Возьмем обыкновенное полковое знамя. Есть чувства, возбуждаемые знаменем? Да. И знамя есть представитель скрывающегося за ним предмета, в котором кристаллизованы какие-то переживания. Что это? Это трудно сказать сразу, без анализа. На одном уровне абстракции, на одном уровне обобщения — это сотоварищи. Не знаю, может в разных войнах, может в повседневной жизни. Когда говорят о чести подразделения, чести полка, правильно? В более широком смысле — это армия. А еще в более широком смысле — это Родина. А может, и совсем иначе она представлена — березкой, закатом. Это не самый предмет. Это те формы, в которых он выступает в качестве возбуждающего эти предметные чувства.

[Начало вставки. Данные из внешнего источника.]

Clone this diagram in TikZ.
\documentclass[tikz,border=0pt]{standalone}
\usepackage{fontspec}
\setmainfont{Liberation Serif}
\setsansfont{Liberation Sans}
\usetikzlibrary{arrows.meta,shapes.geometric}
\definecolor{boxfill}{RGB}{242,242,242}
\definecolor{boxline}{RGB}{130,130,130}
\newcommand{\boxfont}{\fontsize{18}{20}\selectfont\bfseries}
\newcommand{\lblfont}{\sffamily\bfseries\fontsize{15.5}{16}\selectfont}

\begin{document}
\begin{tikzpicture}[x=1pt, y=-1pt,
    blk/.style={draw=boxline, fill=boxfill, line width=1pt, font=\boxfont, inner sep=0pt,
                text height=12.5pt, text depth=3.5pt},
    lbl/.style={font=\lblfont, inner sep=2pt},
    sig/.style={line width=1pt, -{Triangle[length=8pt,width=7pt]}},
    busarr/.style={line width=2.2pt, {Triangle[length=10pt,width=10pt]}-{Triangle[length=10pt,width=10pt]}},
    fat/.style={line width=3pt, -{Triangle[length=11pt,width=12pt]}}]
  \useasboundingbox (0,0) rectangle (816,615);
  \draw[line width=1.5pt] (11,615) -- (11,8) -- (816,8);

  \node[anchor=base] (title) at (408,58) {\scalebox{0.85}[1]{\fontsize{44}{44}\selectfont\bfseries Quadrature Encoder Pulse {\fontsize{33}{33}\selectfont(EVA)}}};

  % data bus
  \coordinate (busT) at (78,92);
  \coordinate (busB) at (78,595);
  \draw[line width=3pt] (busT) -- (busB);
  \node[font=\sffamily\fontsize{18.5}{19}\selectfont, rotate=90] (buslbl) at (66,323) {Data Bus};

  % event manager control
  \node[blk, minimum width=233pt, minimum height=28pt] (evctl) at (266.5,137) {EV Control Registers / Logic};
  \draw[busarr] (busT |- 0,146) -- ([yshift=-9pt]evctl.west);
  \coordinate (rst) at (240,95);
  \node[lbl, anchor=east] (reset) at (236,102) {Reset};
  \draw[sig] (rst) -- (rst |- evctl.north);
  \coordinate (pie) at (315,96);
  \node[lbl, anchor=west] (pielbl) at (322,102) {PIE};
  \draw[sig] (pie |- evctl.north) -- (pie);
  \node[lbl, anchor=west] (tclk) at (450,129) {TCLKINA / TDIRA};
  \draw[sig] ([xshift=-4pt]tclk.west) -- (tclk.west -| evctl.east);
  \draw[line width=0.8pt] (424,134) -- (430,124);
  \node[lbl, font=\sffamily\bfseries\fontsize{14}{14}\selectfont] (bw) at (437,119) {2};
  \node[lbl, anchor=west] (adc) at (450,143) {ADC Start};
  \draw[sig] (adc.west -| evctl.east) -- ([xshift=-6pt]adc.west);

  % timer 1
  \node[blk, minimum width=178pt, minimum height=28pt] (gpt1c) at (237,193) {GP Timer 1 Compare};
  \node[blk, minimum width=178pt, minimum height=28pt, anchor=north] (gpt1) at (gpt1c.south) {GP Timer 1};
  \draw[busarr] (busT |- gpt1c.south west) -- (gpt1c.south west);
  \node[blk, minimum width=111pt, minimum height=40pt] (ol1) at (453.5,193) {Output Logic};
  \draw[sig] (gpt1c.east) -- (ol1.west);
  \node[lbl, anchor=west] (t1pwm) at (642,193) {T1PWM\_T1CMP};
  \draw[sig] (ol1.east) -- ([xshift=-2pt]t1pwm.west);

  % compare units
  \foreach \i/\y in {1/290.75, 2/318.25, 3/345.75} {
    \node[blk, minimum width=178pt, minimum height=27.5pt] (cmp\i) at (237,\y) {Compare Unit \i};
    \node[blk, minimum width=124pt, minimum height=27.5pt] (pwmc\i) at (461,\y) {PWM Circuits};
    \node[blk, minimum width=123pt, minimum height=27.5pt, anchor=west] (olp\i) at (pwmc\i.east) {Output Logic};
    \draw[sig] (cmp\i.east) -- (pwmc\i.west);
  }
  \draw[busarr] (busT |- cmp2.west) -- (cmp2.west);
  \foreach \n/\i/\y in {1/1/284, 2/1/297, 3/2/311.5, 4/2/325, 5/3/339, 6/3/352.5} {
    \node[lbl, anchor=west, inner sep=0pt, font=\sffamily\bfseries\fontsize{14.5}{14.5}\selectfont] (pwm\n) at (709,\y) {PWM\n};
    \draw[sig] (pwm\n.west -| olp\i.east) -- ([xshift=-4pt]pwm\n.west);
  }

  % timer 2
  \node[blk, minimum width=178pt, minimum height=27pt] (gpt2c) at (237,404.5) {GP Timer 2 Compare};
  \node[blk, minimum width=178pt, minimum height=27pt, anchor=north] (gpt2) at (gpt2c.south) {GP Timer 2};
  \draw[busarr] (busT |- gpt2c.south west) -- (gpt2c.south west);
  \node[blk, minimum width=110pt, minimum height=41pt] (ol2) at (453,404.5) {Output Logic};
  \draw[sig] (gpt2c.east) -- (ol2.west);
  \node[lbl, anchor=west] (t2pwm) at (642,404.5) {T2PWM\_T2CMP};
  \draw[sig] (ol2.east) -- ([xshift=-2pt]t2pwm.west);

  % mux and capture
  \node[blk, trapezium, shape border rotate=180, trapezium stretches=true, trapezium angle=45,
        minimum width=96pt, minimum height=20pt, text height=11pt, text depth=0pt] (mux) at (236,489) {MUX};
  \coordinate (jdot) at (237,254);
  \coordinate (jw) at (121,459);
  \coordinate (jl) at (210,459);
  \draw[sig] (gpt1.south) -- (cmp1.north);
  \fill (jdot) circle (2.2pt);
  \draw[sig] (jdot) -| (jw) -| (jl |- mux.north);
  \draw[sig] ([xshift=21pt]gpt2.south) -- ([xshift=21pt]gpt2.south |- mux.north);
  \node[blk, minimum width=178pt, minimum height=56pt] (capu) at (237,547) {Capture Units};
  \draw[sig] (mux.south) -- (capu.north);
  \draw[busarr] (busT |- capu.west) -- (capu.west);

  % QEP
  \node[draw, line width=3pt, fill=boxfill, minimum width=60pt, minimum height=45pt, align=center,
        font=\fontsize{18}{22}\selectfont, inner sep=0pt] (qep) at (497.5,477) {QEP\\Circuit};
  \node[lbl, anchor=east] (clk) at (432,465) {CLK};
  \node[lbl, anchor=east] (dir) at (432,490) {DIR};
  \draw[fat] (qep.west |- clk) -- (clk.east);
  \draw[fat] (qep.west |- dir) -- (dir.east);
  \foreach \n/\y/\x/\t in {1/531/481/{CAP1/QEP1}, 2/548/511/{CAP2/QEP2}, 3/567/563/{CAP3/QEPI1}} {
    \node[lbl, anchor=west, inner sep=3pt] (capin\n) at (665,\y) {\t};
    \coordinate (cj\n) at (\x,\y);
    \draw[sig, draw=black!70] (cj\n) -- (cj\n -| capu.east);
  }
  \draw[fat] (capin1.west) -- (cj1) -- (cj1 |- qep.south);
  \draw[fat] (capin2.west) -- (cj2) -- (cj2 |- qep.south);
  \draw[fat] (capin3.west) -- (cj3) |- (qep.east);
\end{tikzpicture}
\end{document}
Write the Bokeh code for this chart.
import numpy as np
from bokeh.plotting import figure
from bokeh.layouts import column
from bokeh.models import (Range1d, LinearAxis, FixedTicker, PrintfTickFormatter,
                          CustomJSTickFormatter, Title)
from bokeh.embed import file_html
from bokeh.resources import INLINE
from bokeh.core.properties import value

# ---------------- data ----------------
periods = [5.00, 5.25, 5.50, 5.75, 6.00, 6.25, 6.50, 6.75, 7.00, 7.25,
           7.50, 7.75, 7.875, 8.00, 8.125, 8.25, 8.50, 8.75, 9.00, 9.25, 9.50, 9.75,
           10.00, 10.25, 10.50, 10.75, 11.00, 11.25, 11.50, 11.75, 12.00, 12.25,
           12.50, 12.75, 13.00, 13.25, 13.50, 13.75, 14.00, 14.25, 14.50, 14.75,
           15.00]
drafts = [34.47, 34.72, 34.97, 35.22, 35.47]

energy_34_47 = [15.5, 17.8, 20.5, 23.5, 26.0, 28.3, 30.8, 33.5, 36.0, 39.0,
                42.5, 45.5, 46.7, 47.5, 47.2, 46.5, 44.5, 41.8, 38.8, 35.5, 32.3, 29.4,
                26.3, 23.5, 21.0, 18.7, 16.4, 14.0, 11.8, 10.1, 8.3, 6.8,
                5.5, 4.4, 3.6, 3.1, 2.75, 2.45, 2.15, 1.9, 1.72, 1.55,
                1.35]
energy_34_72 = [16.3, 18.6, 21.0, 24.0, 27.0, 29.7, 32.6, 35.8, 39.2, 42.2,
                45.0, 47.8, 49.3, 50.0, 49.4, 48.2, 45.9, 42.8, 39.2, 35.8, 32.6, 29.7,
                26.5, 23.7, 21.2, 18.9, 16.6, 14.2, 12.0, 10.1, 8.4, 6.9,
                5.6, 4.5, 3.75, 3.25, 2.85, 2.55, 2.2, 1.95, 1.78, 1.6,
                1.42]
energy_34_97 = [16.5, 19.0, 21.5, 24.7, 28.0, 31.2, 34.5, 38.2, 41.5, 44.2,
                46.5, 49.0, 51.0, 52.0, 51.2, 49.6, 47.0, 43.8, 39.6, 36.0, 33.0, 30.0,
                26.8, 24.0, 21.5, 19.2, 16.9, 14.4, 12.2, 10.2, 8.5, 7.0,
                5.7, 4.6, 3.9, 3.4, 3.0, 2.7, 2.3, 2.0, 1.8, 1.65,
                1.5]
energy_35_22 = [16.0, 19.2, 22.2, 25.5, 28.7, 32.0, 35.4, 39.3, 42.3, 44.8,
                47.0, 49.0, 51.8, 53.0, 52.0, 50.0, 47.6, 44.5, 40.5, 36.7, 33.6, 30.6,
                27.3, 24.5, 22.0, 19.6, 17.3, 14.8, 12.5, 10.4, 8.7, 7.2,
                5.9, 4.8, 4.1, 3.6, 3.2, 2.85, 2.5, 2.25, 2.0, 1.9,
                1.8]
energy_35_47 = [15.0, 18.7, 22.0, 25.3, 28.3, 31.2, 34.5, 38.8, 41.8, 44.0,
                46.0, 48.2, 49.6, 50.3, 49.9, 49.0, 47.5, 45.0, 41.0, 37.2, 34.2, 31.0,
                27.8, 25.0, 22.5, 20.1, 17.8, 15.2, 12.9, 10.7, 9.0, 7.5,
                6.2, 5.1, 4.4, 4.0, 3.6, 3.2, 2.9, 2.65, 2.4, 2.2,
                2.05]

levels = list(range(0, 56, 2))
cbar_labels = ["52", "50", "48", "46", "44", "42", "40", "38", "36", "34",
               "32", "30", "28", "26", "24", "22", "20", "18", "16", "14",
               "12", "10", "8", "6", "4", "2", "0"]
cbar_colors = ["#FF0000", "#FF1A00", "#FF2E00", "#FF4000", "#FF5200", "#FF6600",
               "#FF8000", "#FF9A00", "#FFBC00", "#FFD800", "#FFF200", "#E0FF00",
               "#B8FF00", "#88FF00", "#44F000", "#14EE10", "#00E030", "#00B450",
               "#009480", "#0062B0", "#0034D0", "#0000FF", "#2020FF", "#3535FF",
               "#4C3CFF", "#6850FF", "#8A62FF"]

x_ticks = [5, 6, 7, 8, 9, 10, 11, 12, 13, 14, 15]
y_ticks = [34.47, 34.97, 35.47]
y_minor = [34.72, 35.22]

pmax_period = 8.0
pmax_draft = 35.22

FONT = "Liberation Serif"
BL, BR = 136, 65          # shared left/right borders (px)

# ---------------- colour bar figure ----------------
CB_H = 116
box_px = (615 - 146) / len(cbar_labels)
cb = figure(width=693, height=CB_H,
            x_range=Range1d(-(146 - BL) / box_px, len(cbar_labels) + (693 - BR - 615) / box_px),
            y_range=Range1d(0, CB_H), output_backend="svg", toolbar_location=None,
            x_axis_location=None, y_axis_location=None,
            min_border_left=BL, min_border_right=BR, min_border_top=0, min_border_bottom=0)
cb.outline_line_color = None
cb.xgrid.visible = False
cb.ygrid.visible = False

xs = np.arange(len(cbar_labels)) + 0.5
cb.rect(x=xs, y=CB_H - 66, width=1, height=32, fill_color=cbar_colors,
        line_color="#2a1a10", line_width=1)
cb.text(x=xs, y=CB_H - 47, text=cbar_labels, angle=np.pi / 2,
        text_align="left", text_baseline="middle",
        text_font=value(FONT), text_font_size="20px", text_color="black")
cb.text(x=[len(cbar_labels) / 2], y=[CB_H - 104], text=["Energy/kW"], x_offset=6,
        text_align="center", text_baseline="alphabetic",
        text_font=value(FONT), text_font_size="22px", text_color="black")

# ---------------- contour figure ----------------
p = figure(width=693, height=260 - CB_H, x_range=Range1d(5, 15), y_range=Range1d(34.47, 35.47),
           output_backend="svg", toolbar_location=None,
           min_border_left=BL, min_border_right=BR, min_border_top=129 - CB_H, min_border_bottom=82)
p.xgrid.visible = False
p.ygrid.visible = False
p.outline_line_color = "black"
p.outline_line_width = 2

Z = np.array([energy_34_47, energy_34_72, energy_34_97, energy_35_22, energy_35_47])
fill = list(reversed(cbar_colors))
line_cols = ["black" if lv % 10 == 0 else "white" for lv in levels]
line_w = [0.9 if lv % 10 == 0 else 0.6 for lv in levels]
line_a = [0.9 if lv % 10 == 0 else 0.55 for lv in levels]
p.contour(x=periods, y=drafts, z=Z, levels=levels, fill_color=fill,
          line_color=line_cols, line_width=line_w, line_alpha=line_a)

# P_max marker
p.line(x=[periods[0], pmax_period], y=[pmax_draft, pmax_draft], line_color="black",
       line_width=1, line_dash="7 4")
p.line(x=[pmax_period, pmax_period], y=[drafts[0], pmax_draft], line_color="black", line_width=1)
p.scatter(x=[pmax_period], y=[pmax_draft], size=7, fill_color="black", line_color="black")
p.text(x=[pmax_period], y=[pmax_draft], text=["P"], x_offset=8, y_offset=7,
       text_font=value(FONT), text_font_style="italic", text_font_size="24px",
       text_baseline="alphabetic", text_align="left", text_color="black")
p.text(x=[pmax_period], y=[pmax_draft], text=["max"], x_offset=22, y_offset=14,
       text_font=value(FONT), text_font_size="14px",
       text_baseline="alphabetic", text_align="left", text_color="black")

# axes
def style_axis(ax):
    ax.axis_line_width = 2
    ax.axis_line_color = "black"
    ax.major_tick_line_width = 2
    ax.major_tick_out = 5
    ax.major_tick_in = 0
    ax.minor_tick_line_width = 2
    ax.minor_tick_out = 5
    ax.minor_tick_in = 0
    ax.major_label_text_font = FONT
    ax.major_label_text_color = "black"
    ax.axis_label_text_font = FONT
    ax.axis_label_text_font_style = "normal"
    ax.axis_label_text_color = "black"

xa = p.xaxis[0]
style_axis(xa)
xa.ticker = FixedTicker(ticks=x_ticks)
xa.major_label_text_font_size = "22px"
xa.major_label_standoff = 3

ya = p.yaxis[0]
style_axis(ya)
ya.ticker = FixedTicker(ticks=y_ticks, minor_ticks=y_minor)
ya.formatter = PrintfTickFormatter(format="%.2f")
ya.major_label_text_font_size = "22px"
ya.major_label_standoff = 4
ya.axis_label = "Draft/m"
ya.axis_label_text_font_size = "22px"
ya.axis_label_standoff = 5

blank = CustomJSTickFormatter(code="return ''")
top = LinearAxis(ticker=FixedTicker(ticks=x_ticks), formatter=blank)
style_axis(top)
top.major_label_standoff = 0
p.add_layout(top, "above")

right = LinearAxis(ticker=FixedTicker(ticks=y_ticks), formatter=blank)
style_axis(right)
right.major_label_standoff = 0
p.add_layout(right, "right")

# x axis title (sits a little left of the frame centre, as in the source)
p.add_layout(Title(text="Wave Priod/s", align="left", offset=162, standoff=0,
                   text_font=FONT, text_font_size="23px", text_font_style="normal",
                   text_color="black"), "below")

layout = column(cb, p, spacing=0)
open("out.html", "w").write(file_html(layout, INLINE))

У меня исчерпано время, я не могу дальше говорить. Я хочу только подчеркнуть в заключение одну мысль. Товарищи! Я так бы резюмировал все, что я говорил об аффектах, эмоциях. Вот сейчас несколько слов о предметности эмоций, о чувствах. Когда вы встаете перед вопросом о двух однокорневых терминах «мотив» и «эмоция», самое важное — удержать одну позицию. Не из эмоции мотивы, а из мотивов — эмоции. Эмоциональные процессы суть внутренние сигналы, обозначающие ситуации, их место в мотивационной сфере человека.
Я здесь получил очень важный вопрос о соотношении личностного смысла и эмоции. В начале следующей лекции я три или пять минут затрачу на этот вопрос.
1 Фресс П. Эмоции // Экспериментальная психология / Ред.-сост. П.Фресс, Ж.Пиаже. М., 1975. С.111-195.
2 См: Стендаль. О любви. Новеллы. М., 1989.